--- What is being asked ---
Retype exactly what runs from the first line of the data to the line with "capsize=4, capthick=1.6, zorder=2)", keeping both of those lines and skipping pictures.

········

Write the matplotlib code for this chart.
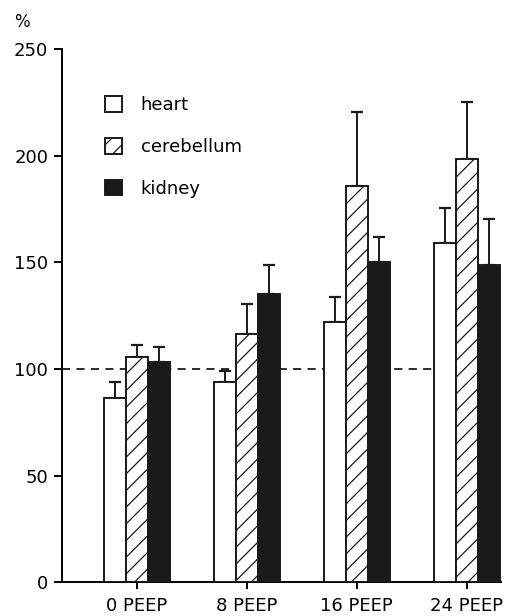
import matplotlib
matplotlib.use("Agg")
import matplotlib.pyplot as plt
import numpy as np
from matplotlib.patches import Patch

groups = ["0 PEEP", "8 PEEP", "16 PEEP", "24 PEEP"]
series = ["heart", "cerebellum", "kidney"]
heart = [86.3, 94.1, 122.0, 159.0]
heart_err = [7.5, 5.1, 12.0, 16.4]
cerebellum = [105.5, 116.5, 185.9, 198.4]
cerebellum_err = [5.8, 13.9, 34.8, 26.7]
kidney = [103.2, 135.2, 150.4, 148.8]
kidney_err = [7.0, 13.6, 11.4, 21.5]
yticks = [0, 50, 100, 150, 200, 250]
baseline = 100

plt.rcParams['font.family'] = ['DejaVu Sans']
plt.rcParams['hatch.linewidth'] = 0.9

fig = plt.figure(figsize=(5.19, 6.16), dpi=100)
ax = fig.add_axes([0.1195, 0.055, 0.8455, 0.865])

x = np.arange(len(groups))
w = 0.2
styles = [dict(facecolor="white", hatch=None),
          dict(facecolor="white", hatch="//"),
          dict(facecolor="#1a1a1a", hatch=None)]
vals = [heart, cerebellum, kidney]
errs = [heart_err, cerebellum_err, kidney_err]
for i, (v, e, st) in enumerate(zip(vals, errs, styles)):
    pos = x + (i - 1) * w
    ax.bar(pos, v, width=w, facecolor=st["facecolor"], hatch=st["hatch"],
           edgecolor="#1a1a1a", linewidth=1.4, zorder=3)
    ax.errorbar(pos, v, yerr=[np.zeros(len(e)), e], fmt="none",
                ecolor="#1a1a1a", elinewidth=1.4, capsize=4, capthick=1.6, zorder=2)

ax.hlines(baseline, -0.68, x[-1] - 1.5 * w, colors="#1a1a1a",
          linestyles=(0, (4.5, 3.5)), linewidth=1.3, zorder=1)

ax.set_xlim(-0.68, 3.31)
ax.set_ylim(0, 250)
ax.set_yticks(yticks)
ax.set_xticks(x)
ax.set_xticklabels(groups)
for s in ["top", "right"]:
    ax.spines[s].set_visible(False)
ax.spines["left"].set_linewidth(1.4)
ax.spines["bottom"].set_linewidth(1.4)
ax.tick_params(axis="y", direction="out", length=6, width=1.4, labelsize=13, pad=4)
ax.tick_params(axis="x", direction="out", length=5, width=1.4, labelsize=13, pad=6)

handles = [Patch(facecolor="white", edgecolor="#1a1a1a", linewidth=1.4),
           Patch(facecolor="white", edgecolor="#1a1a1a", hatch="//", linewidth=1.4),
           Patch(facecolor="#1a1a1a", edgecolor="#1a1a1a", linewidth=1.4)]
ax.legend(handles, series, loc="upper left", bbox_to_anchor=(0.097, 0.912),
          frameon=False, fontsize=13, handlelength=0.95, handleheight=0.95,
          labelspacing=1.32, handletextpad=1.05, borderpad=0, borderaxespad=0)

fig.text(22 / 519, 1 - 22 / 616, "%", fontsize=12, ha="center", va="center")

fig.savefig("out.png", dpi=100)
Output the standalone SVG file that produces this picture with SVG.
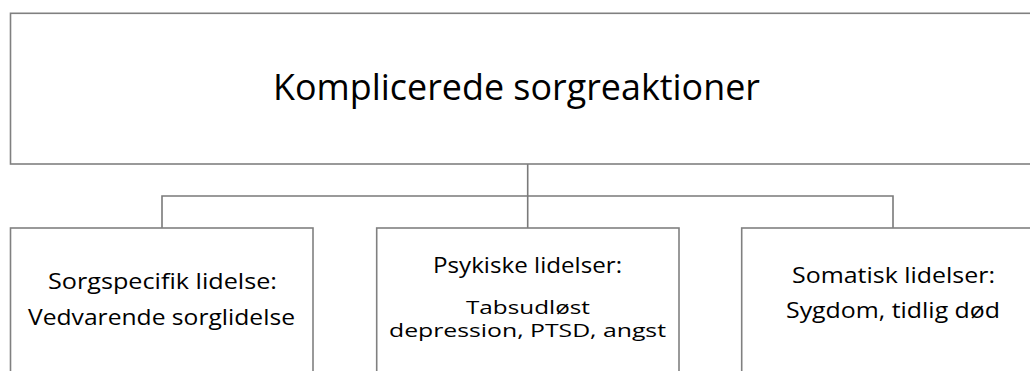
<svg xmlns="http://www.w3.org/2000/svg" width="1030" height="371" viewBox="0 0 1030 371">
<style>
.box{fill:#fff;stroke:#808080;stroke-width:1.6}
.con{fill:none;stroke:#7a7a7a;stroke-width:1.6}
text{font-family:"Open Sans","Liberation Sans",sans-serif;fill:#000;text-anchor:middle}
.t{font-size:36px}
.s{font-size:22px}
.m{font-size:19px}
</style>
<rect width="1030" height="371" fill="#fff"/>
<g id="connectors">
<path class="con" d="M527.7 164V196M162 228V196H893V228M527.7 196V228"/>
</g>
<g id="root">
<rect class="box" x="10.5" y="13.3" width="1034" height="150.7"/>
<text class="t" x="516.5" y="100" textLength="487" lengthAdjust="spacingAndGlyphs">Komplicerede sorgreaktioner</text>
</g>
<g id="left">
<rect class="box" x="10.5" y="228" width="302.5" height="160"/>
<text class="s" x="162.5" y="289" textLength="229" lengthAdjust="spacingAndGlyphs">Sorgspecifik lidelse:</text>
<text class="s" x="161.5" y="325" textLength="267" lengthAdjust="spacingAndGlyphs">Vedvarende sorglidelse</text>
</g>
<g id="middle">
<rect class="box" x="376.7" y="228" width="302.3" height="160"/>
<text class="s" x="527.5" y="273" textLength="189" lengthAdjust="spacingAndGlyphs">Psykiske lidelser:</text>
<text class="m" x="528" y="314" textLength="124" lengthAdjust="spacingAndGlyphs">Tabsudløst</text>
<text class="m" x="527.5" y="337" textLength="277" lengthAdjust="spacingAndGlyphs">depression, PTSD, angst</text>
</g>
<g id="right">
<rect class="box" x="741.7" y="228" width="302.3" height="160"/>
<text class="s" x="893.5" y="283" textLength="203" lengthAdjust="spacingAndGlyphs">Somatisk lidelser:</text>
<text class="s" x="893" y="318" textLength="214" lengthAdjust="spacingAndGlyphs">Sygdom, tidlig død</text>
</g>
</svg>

········

--- Solution ---
Write the matplotlib code for this chart.
import matplotlib
matplotlib.use("Agg")
import matplotlib.pyplot as plt
import numpy as np
from matplotlib.patches import Patch

groups = ["0 PEEP", "8 PEEP", "16 PEEP", "24 PEEP"]
series = ["heart", "cerebellum", "kidney"]
heart = [86.3, 94.1, 122.0, 159.0]
heart_err = [7.5, 5.1, 12.0, 16.4]
cerebellum = [105.5, 116.5, 185.9, 198.4]
cerebellum_err = [5.8, 13.9, 34.8, 26.7]
kidney = [103.2, 135.2, 150.4, 148.8]
kidney_err = [7.0, 13.6, 11.4, 21.5]
yticks = [0, 50, 100, 150, 200, 250]
baseline = 100

plt.rcParams['font.family'] = ['DejaVu Sans']
plt.rcParams['hatch.linewidth'] = 0.9

fig = plt.figure(figsize=(5.19, 6.16), dpi=100)
ax = fig.add_axes([0.1195, 0.055, 0.8455, 0.865])

x = np.arange(len(groups))
w = 0.2
styles = [dict(facecolor="white", hatch=None),
          dict(facecolor="white", hatch="//"),
          dict(facecolor="#1a1a1a", hatch=None)]
vals = [heart, cerebellum, kidney]
errs = [heart_err, cerebellum_err, kidney_err]
for i, (v, e, st) in enumerate(zip(vals, errs, styles)):
    pos = x + (i - 1) * w
    ax.bar(pos, v, width=w, facecolor=st["facecolor"], hatch=st["hatch"],
           edgecolor="#1a1a1a", linewidth=1.4, zorder=3)
    ax.errorbar(pos, v, yerr=[np.zeros(len(e)), e], fmt="none",
                ecolor="#1a1a1a", elinewidth=1.4, capsize=4, capthick=1.6, zorder=2)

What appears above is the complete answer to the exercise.